The 2013 NASCAR Sprint Cup models have all been unveiled and are headed for more tests soon.
Any time NASCAR makes a major change, we question it. The best example I can give you is electronic fuel injection. I was very concerned with electronic fuel injection, and we went through some growing pains with it in the early going.
Just ask Brad Keselowski. He had several issues that were not fuel injection but were parts and pieces related to fuel injection.
But you know what, in the second part of the year, he never even brought it up. Which was a good thing. That means it was a non-story.
I’m sure we’ll go through some growing pains.

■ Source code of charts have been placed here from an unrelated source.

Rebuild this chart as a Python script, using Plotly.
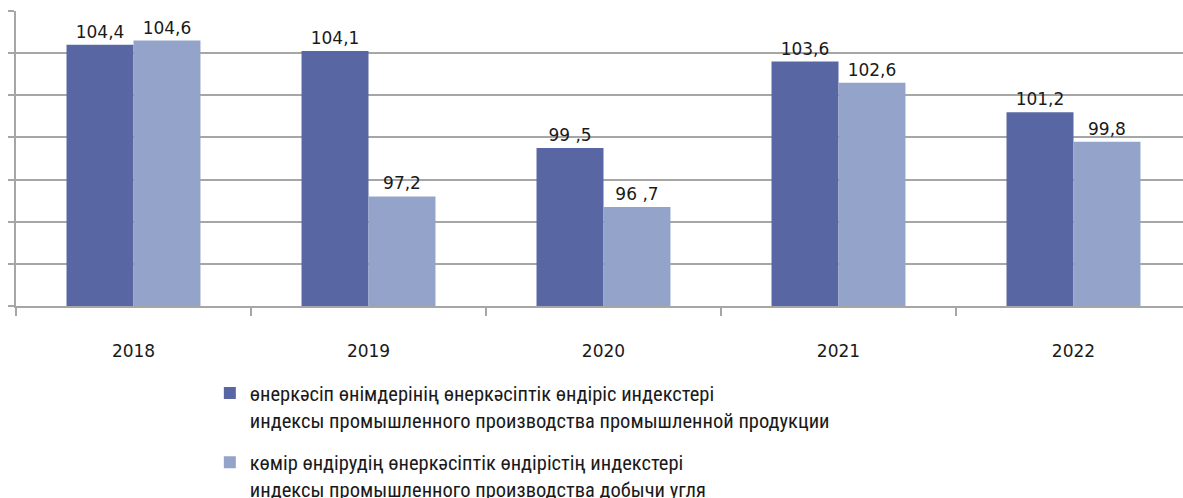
import plotly.graph_objects as go

years = ["2018", "2019", "2020", "2021", "2022"]
industry = [104.4, 104.1, 99.5, 103.6, 101.2]
coal = [104.6, 97.2, 96.7, 102.6, 99.8]
industry_labels = ["104,4", "104,1", "99 ,5", "103,6", "101,2"]
coal_labels = ["104,6", "97,2", "96 ,7", "102,6", "99,8"]
name_industry = "өнеркәсіп өнімдерінің өнеркәсіптік өндіріс индекстері<br>индексы промышленного производства промышленной продукции"
name_coal = "көмір өндірудің өнеркәсіптік өндірістің индекстері<br>индексы промышленного производства добычи угля"
unit_note = "в процентах к предыдущему году"

LABEL_FONT = dict(family="DejaVu Sans, Verdana, sans-serif", size=17, color="#1a1a1a")
TEXT_FONT = "Roboto Condensed, Liberation Sans, sans-serif"

fig = go.Figure()
fig.add_trace(go.Bar(
    x=years, y=industry, name=name_industry, legendgroup="a",
    marker=dict(color="#5867a3", line=dict(width=0)),
    text=industry_labels, textposition="outside", textfont=LABEL_FONT,
    cliponaxis=False,
))
fig.add_trace(go.Bar(
    x=years, y=coal, name=name_coal, legendgroup="b",
    marker=dict(color="#94a3c9", line=dict(width=0)),
    text=coal_labels, textposition="outside", textfont=LABEL_FONT,
    cliponaxis=False,
))

fig.update_layout(
    width=1183, height=498,
    margin=dict(l=16, r=0, t=11, b=192, autoexpand=False),
    paper_bgcolor="white", plot_bgcolor="white",
    barmode="group", bargap=0.43, bargroupgap=0,
    showlegend=True,
    legend=dict(
        x=0.1661, xanchor="left", y=-0.2278, yanchor="top",
        font=dict(family=TEXT_FONT, size=20.5, color="#1a1a1a"),
        valign="top", bgcolor="rgba(0,0,0,0)",
        traceorder="grouped", tracegroupgap=13,
    ),
)
fig.update_xaxes(
    type="category", range=[-0.5, 4.466], automargin=False,
    showline=True, linecolor="#a6a6a6", linewidth=2,
    ticks="outside", tickson="boundaries", ticklen=8, tickcolor="#a6a6a6", tickwidth=2,
    showgrid=False, ticklabelstandoff=29,
    tickfont=LABEL_FONT,
)
fig.update_yaxes(
    range=[92, 106], dtick=2, tick0=92, automargin=False,
    showline=True, linecolor="#a6a6a6", linewidth=2,
    ticks="outside", ticklen=6, tickcolor="#a6a6a6", tickwidth=2,
    showticklabels=False,
    showgrid=True, gridcolor="#a6a6a6", gridwidth=2,
    zeroline=False,
)
fig.add_annotation(
    text=unit_note, xref="paper", yref="paper", x=1, y=1,
    xanchor="right", yanchor="bottom", yshift=8, showarrow=False,
    font=dict(family=TEXT_FONT, size=20, color="#1a1a1a"),
)
fig.write_html(
    "out.html", config={"displayModeBar": False},
    post_script=("document.body.style.margin='0px';"
                 "document.body.style.overflow='hidden';"
                 "document.documentElement.style.overflow='hidden';"),
)
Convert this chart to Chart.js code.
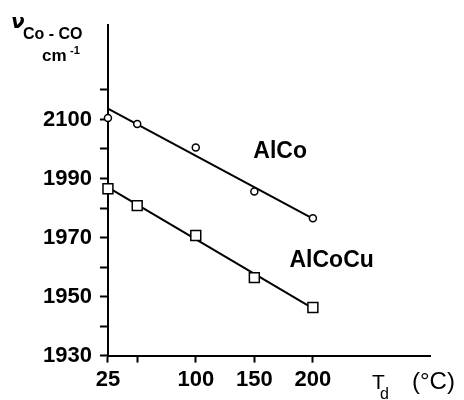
<!DOCTYPE html>
<html>
<head>
<meta charset="utf-8">
<script src="https://cdn.jsdelivr.net/npm/chart.js@4/dist/chart.umd.min.js"></script>
<style>
  html, body { margin: 0; padding: 0; background: #fff; }
  #wrap { width: 464px; height: 400px; }
</style>
</head>
<body>
<div id="wrap"><canvas id="c" width="464" height="400"></canvas></div>
<script>
// Desorption temperature (°C) and Co–CO stretching frequency (cm-1)
const tempsAlCo = [25, 50, 100, 150, 200];
const nuAlCo = [2010.5, 2008.5, 2000.5, 1985.6, 1976.5];
const tempsAlCoCu = [25, 50, 100, 150, 200];
const nuAlCoCu = [1986.5, 1980.8, 1970.7, 1956.4, 1946.3];

// Straight-line trends through each series (end points)
const fitAlCoX = [25, 200];
const fitAlCoY = [2013.7, 1976.4];
const fitAlCoCuX = [25, 200];
const fitAlCoCuY = [1987.0, 1946.0];

// Axis ticks
const xTickValues = [25, 50, 100, 150, 200];
const xTickLabels = ['25', '', '100', '150', '200'];
const yTickValues = [1930, 1940, 1950, 1960, 1970, 1980, 1990, 2000, 2010, 2020];
const yTickLabels = ['1930', '', '1950', '', '1970', '', '1990', '', '2100', ''];

const seriesNames = ['AlCo', 'AlCoCu'];

const pts = (xs, ys) => xs.map((x, i) => ({ x: x, y: ys[i] }));

const tickFont = { family: '"Liberation Sans", Arial, sans-serif', size: 22, weight: 'bold' };

const annotations = {
  id: 'annotations',
  afterDraw(chart) {
    const ctx = chart.ctx;
    const xs = chart.scales.x, ys = chart.scales.y;
    ctx.save();
    ctx.fillStyle = '#000';

    // series names
    ctx.font = 'bold 23px "Liberation Sans", Arial, sans-serif';
    ctx.textAlign = 'center';
    ctx.textBaseline = 'middle';
    ctx.fillText(seriesNames[0], xs.getPixelForValue(172), ys.getPixelForValue(1999));
    ctx.fillText(seriesNames[1], xs.getPixelForValue(216), ys.getPixelForValue(1962));

    // y-axis title: ν(Co-CO), cm-1
    ctx.textAlign = 'left';
    ctx.textBaseline = 'alphabetic';
    ctx.font = 'italic bold 20px "DejaVu Sans", sans-serif';
    ctx.fillText('ν', 11, 28);
    ctx.font = 'bold 16px "Liberation Sans", Arial, sans-serif';
    ctx.fillText('Co - CO', 23, 39);
    ctx.font = 'bold 17px "Liberation Sans", Arial, sans-serif';
    ctx.fillText('cm', 42, 61);
    ctx.font = 'bold 11px "Liberation Sans", Arial, sans-serif';
    ctx.fillText('-1', 70, 54);

    // x-axis title: Td (°C)
    ctx.font = '21px "Liberation Sans", Arial, sans-serif';
    ctx.fillText('T', 372, 389);
    ctx.font = '16px "Liberation Sans", Arial, sans-serif';
    ctx.fillText('d', 380, 399);
    ctx.font = '24px "Liberation Sans", Arial, sans-serif';
    ctx.fillText('(°C)', 412, 389);
    ctx.restore();
  }
};

new Chart(document.getElementById('c'), {
  type: 'scatter',
  data: {
    datasets: [
      {
        label: seriesNames[0],
        data: pts(tempsAlCo, nuAlCo),
        pointStyle: 'circle',
        pointRadius: 3.5,
        borderColor: '#000',
        backgroundColor: '#fff',
        borderWidth: 1.5,
        showLine: false,
        clip: false
      },
      {
        label: seriesNames[1],
        data: pts(tempsAlCoCu, nuAlCoCu),
        pointStyle: 'rect',
        pointRadius: 7,
        borderColor: '#000',
        backgroundColor: '#fff',
        borderWidth: 1.5,
        showLine: false,
        clip: false
      },
      {
        label: 'fit AlCo',
        data: pts(fitAlCoX, fitAlCoY),
        showLine: true,
        pointRadius: 0,
        borderColor: '#000',
        borderWidth: 2,
        clip: false
      },
      {
        label: 'fit AlCoCu',
        data: pts(fitAlCoCuX, fitAlCoCuY),
        showLine: true,
        pointRadius: 0,
        borderColor: '#000',
        borderWidth: 2,
        clip: false
      }
    ]
  },
  options: {
    responsive: false,
    animation: false,
    layout: { padding: { left: 35, right: 34, top: 25, bottom: 3 } },
    plugins: { legend: { display: false }, tooltip: { enabled: false } },
    scales: {
      x: {
        type: 'linear',
        min: 25,
        max: 300,
        afterBuildTicks: (s) => { s.ticks = xTickValues.map(v => ({ value: v })); },
        ticks: {
          color: '#000',
          font: tickFont,
          padding: 4,
          maxRotation: 0,
          autoSkip: false,
          callback: (v) => { const i = xTickValues.indexOf(v); return i >= 0 ? xTickLabels[i] : ''; }
        },
        grid: { drawOnChartArea: false, drawTicks: true, tickLength: 7, tickColor: '#000', tickWidth: 2 },
        border: { display: true, color: '#000', width: 2 }
      },
      y: {
        type: 'linear',
        min: 1930,
        max: 2042,
        afterBuildTicks: (s) => { s.ticks = yTickValues.map(v => ({ value: v })); },
        ticks: {
          color: '#000',
          font: tickFont,
          padding: 8,
          autoSkip: false,
          callback: (v) => { const i = yTickValues.indexOf(v); return i >= 0 ? yTickLabels[i] : ''; }
        },
        grid: { drawOnChartArea: false, drawTicks: true, tickLength: 8, tickColor: '#000', tickWidth: 2 },
        border: { display: true, color: '#000', width: 2 }
      }
    }
  },
  plugins: [annotations]
});
</script>
</body>
</html>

There are going to be some teams that are going back to the drawing board with a blank sheet of paper. But the brilliant move that NASCAR has made is opening up the testing for teams next year. It scheduled the two additional tests at Charlotte here in mid-December and then is letting the teams go back there in mid-January. The more track time, the more data acquisition they get, the more time they have to work with it.
By the time the season gets started, they're going to be pretty close.
But there’s no question, it's not much different than when the then-named Car of Tomorrow came out in 2007, which that was a totally new package. That was not only a new body, that was a new chassis and a new everything. That was absolutely going back to the drawing board and back to the very beginning.
Even though there are a lot of other rules changes going on with the new body, trying to get mechanical grip back in the cars and trying to get them where they’re not so aero-dependent, I think you’ll see teams make big leaps and bounds.
We may even see one or two organizations, just like Hendrick Motorsports in 2007, that really rise to the top quickly with the new body.
But the big thing is these cars look cool, they look like race cars. That is something that the fans are excited about and that they are going to truly embrace.